Wednesday, October 30, 2013


I've been having some fun recently using MongoDB (and its Python module, pymongo) which I'm planning to use for roistr the search engine. The stuff I need it for is fairly straightforward and I'm enjoying using it. My mac has a test database while the real system is sitting on some more substantial hardware.

It does, however, feel odd to talk about using, shall we say, commodity software for a search engine, no matter how early. Of course it's a good idea to use tried and tested open source programs built precisely for this type of task (plus it's a great learning experience), but I imagine that a lot of organisations have their own home-made stuff. Being a band of exactly one and trying to build a billion-index search engine, I'm up against it so I need to rely on others' softwares.

Sunday, October 13, 2013

Roistr is becoming a search engine

We've ad a lot of fun with Roistr's semantic relevance engine, but we have managed to figure out a number of technical problems to make it a viable search engine technology. What this means is that we're phasing out the purely relevance parts, and instead we're going to make Roistr a semantic search engine – or rather, a search engine that relies on natural language processing techniques rather than simple keyword matching. We expect it to be ready in a few months, depending upon how quickly we can get stuff sorted out

First of all, we're only going to index the English version of Wikipedia. It's only a few million documents, and forms a nice test bed as well as being an information base for future developments.
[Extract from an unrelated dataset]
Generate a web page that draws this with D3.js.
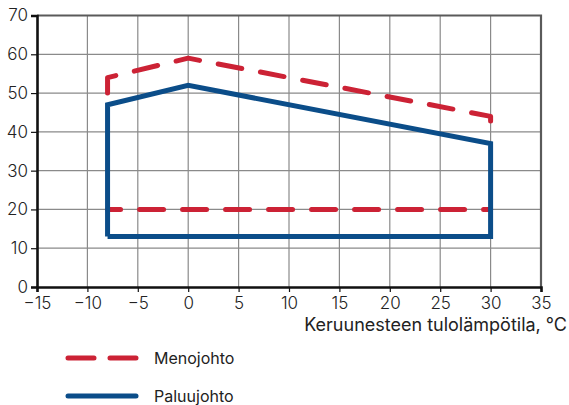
<!DOCTYPE html>
<html>
<head>
<meta charset="utf-8">
<script src="https://cdn.jsdelivr.net/npm/d3@7"></script>
<style>
  body { margin: 0; background: #fff; }
  text { font-family: Inter, "Noto Sans", sans-serif; font-weight: 400; fill: #222; }
</style>
</head>
<body>
<div id="chart"></div>
<script>
// Data
const menoX = [-8, -8, 0, 30, 30];
const menoY = [50, 54, 59, 44, 40];
const menoBaseX = [-8, 30];
const menoBaseY = [20, 20];
const paluuX = [-8, -8, 0, 30, 30, -8];
const paluuY = [13, 47, 52, 37, 13, 13];
const xTicks = [-15, -10, -5, 0, 5, 10, 15, 20, 25, 30, 35];
const yTicks = [0, 10, 20, 30, 40, 50, 60, 70];
const seriesNames = ["Menojohto", "Paluujohto"];

const width = 569, height = 405;
const margin = { left: 37, right: 28, top: 15.5, bottom: 118 };
const red = "#cc2235", blue = "#0b4d89";
const font = 'Inter, "Noto Sans", sans-serif';

const svg = d3.select('#chart').append('svg')
    .attr('width', width)
    .attr('height', height);

const x = d3.scaleLinear().domain([-15, 35]).range([margin.left, width - margin.right]);
const y = d3.scaleLinear().domain([0, 70]).range([height - margin.bottom, margin.top]);

// grid
svg.append('g').selectAll('line').data(xTicks.slice(1, -1)).enter().append('line')
    .attr('x1', d => x(d)).attr('x2', d => x(d))
    .attr('y1', y(0)).attr('y2', y(70))
    .attr('stroke', '#8a8a8a').attr('stroke-width', 1.2);
svg.append('g').selectAll('line').data(yTicks.slice(1, -1)).enter().append('line')
    .attr('x1', x(-15)).attr('x2', x(35))
    .attr('y1', d => y(d)).attr('y2', d => y(d))
    .attr('stroke', '#8a8a8a').attr('stroke-width', 1.2);

// top & right border
svg.append('path')
    .attr('d', `M${x(-15)},${y(70)}H${x(35)}V${y(0)}`)
    .attr('fill', 'none').attr('stroke', '#5a5a5a').attr('stroke-width', 2.2);

// axes
const xAxis = svg.append('g')
    .attr('transform', `translate(0,${y(0)})`)
    .call(d3.axisBottom(x).tickValues(xTicks).tickSize(5).tickPadding(3)
        .tickFormat(d => d < 0 ? '\u2212' + Math.abs(d) : d));
const yAxis = svg.append('g')
    .attr('transform', `translate(${x(-15)},0)`)
    .call(d3.axisLeft(y).tickValues(yTicks).tickSize(6).tickPadding(3));
[xAxis, yAxis].forEach(a => {
    a.select('.domain').attr('stroke', '#111').attr('stroke-width', 2.6);
    a.selectAll('.tick line').attr('stroke', '#111').attr('stroke-width', 1.2);
    a.selectAll('.tick text').style('font-size', '17px').attr('fill', '#333')
        .style('font-family', font).style('font-weight', 300);
});
xAxis.selectAll('.tick text').attr('dy', '0.8em');

svg.append('text')
    .attr('x', 567).attr('y', 331)
    .attr('text-anchor', 'end')
    .style('font-size', '18px')
    .text('Keruunesteen tulolämpötila, °C');

// series
const line = d3.line().x(d => x(d[0])).y(d => y(d[1]));

svg.append('path')
    .datum(d3.zip(menoBaseX, menoBaseY))
    .attr('d', line)
    .attr('fill', 'none').attr('stroke', red).attr('stroke-width', 5)
    .attr('stroke-linecap', 'round')
    .attr('stroke-dasharray', '24,19').attr('stroke-dashoffset', 11);

svg.append('path')
    .datum(d3.zip(menoX, menoY))
    .attr('d', line)
    .attr('fill', 'none').attr('stroke', red).attr('stroke-width', 5)
    .attr('stroke-linecap', 'round').attr('stroke-linejoin', 'round')
    .attr('stroke-dasharray', '24,19');

svg.append('path')
    .datum(d3.zip(paluuX, paluuY))
    .attr('d', line)
    .attr('fill', 'none').attr('stroke', blue).attr('stroke-width', 5)
    .attr('stroke-linejoin', 'miter');

// legend
const legend = svg.append('g');
const legendY = [358, 396];
seriesNames.forEach((name, i) => {
    legend.append('line')
        .attr('x1', 68).attr('x2', 136)
        .attr('y1', legendY[i]).attr('y2', legendY[i])
        .attr('stroke', i === 0 ? red : blue).attr('stroke-width', 5)
        .attr('stroke-linecap', 'round')
        .attr('stroke-dasharray', i === 0 ? '26,16' : null);
    legend.append('text')
        .attr('x', 154).attr('y', legendY[i] + 6)
        .style('font-size', '16px')
        .text(name);
});
</script>
</body>
</html>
Once that's done, we'll aim to spider the web. This, of course, will take a while, especially given that we have extremely limited resources, but it will be fun to test ourselves against the giants.

Our long-term ambition is to have an index of over 1 billion documents. From there, we should be able to cover most searches fairly well. Will it be better than existing search engines like Google, Bing or Blekko? Well, time will tell.